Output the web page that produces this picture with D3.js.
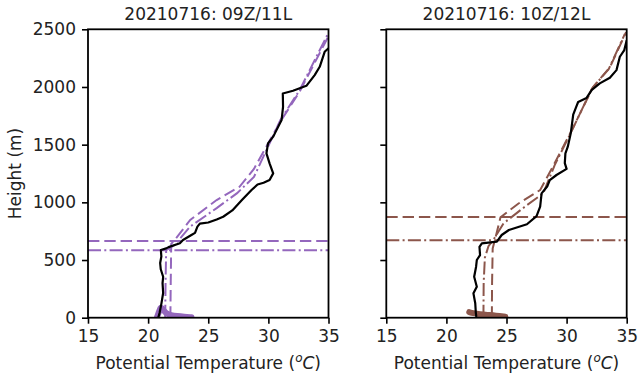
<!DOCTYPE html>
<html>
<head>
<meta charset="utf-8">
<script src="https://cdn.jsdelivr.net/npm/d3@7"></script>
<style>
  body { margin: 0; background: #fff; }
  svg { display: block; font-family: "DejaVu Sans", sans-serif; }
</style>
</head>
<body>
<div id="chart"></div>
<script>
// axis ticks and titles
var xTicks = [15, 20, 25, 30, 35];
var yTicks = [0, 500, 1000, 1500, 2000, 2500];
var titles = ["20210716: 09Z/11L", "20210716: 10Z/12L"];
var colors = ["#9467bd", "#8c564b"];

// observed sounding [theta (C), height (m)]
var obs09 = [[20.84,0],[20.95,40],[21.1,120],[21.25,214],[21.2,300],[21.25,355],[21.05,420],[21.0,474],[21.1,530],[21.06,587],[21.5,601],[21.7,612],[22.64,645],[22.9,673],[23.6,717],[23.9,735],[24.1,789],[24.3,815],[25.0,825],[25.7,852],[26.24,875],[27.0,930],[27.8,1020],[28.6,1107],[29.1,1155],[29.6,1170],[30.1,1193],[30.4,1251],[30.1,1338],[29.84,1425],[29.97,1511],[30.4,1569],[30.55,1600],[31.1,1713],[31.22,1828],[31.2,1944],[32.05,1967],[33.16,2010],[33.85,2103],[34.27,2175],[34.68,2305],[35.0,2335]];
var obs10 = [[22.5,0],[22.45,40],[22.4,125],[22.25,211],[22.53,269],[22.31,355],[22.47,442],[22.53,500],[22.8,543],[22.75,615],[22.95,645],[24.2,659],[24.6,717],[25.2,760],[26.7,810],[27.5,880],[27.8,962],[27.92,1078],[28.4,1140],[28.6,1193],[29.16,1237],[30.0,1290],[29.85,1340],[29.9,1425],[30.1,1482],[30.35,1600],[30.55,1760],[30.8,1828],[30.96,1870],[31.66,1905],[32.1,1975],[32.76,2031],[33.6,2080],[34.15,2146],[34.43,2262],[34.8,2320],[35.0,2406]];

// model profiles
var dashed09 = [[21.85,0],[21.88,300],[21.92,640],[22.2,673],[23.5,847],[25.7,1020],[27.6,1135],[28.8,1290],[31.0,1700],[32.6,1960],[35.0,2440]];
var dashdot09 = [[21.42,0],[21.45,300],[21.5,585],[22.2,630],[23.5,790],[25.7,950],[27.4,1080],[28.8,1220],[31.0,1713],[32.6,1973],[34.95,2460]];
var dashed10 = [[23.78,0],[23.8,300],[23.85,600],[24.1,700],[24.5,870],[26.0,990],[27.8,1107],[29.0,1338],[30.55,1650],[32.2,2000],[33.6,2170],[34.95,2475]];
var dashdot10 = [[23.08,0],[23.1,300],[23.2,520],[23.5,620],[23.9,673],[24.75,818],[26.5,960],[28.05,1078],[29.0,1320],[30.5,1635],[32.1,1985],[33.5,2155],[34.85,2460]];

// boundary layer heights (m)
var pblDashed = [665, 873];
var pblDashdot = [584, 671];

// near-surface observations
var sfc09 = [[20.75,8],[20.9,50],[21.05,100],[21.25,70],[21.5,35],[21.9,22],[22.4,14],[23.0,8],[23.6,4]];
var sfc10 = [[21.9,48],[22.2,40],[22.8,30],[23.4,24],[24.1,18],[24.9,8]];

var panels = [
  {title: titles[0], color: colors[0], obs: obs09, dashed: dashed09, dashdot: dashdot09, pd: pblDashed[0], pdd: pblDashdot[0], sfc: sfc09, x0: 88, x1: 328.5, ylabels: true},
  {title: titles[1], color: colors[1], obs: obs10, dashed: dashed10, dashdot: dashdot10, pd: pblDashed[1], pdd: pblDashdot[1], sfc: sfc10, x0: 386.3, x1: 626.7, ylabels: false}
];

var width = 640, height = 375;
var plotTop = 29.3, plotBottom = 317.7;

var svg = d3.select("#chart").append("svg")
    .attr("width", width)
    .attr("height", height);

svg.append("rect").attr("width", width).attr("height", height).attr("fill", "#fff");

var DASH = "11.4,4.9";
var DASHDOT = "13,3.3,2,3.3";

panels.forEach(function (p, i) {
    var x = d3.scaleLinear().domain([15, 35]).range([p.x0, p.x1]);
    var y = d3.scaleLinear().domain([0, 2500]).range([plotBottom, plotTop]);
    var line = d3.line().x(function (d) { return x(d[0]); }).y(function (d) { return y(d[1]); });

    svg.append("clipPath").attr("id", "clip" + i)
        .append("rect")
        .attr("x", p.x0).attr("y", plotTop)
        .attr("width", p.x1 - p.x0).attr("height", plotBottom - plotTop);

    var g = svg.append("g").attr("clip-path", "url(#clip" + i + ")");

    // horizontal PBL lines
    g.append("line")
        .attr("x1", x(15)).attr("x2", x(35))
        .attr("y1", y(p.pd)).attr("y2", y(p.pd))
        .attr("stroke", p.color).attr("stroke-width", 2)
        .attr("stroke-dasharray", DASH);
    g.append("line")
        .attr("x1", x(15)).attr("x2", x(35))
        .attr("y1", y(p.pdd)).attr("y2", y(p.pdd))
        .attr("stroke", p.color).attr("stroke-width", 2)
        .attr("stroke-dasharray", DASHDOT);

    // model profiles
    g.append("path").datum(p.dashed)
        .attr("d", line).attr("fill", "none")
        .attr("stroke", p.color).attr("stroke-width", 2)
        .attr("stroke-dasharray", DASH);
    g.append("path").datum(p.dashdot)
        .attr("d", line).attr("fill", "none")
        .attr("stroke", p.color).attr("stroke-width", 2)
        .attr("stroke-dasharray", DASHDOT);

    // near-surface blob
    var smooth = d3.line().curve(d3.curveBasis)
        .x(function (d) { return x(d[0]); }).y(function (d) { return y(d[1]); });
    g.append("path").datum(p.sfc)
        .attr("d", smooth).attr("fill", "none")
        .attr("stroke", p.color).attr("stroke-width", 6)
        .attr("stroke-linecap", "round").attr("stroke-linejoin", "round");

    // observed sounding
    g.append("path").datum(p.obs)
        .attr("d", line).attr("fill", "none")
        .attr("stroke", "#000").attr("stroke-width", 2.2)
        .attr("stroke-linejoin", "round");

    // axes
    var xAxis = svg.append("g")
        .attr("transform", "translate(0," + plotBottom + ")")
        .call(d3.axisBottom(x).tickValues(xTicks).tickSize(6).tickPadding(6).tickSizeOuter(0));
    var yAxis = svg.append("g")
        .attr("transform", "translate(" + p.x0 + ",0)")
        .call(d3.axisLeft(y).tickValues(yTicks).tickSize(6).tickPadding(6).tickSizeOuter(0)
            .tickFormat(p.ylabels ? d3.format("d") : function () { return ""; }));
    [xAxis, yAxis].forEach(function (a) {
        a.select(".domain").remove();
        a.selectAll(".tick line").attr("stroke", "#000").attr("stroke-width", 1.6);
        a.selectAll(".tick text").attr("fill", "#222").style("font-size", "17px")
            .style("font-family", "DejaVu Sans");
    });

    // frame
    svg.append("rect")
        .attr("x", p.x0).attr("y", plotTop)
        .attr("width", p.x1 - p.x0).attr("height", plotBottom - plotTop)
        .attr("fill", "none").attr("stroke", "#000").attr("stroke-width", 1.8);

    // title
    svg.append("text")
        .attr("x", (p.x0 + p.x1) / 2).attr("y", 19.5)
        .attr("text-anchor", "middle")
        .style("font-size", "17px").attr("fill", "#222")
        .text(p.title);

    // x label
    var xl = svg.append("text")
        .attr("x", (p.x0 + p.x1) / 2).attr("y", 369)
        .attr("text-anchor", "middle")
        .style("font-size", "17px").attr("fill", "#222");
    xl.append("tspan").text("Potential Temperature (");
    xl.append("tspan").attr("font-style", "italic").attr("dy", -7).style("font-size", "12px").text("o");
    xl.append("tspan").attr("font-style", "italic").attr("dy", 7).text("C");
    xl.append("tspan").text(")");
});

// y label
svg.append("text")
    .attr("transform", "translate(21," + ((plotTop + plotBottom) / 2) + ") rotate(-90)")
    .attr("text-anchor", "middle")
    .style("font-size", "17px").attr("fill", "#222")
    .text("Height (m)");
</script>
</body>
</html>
════════
Problem to work on:
Return only the lines running from the top of the data to the line that holds "var pblDashdot = [584, 671];". Include both of those lines, but skip the pictures.

Answer below:
Output the web page that produces this picture with D3.js.
<!DOCTYPE html>
<html>
<head>
<meta charset="utf-8">
<script src="https://cdn.jsdelivr.net/npm/d3@7"></script>
<style>
  body { margin: 0; background: #fff; }
  svg { display: block; font-family: "DejaVu Sans", sans-serif; }
</style>
</head>
<body>
<div id="chart"></div>
<script>
// axis ticks and titles
var xTicks = [15, 20, 25, 30, 35];
var yTicks = [0, 500, 1000, 1500, 2000, 2500];
var titles = ["20210716: 09Z/11L", "20210716: 10Z/12L"];
var colors = ["#9467bd", "#8c564b"];

// observed sounding [theta (C), height (m)]
var obs09 = [[20.84,0],[20.95,40],[21.1,120],[21.25,214],[21.2,300],[21.25,355],[21.05,420],[21.0,474],[21.1,530],[21.06,587],[21.5,601],[21.7,612],[22.64,645],[22.9,673],[23.6,717],[23.9,735],[24.1,789],[24.3,815],[25.0,825],[25.7,852],[26.24,875],[27.0,930],[27.8,1020],[28.6,1107],[29.1,1155],[29.6,1170],[30.1,1193],[30.4,1251],[30.1,1338],[29.84,1425],[29.97,1511],[30.4,1569],[30.55,1600],[31.1,1713],[31.22,1828],[31.2,1944],[32.05,1967],[33.16,2010],[33.85,2103],[34.27,2175],[34.68,2305],[35.0,2335]];
var obs10 = [[22.5,0],[22.45,40],[22.4,125],[22.25,211],[22.53,269],[22.31,355],[22.47,442],[22.53,500],[22.8,543],[22.75,615],[22.95,645],[24.2,659],[24.6,717],[25.2,760],[26.7,810],[27.5,880],[27.8,962],[27.92,1078],[28.4,1140],[28.6,1193],[29.16,1237],[30.0,1290],[29.85,1340],[29.9,1425],[30.1,1482],[30.35,1600],[30.55,1760],[30.8,1828],[30.96,1870],[31.66,1905],[32.1,1975],[32.76,2031],[33.6,2080],[34.15,2146],[34.43,2262],[34.8,2320],[35.0,2406]];

// model profiles
var dashed09 = [[21.85,0],[21.88,300],[21.92,640],[22.2,673],[23.5,847],[25.7,1020],[27.6,1135],[28.8,1290],[31.0,1700],[32.6,1960],[35.0,2440]];
var dashdot09 = [[21.42,0],[21.45,300],[21.5,585],[22.2,630],[23.5,790],[25.7,950],[27.4,1080],[28.8,1220],[31.0,1713],[32.6,1973],[34.95,2460]];
var dashed10 = [[23.78,0],[23.8,300],[23.85,600],[24.1,700],[24.5,870],[26.0,990],[27.8,1107],[29.0,1338],[30.55,1650],[32.2,2000],[33.6,2170],[34.95,2475]];
var dashdot10 = [[23.08,0],[23.1,300],[23.2,520],[23.5,620],[23.9,673],[24.75,818],[26.5,960],[28.05,1078],[29.0,1320],[30.5,1635],[32.1,1985],[33.5,2155],[34.85,2460]];

// boundary layer heights (m)
var pblDashed = [665, 873];
var pblDashdot = [584, 671];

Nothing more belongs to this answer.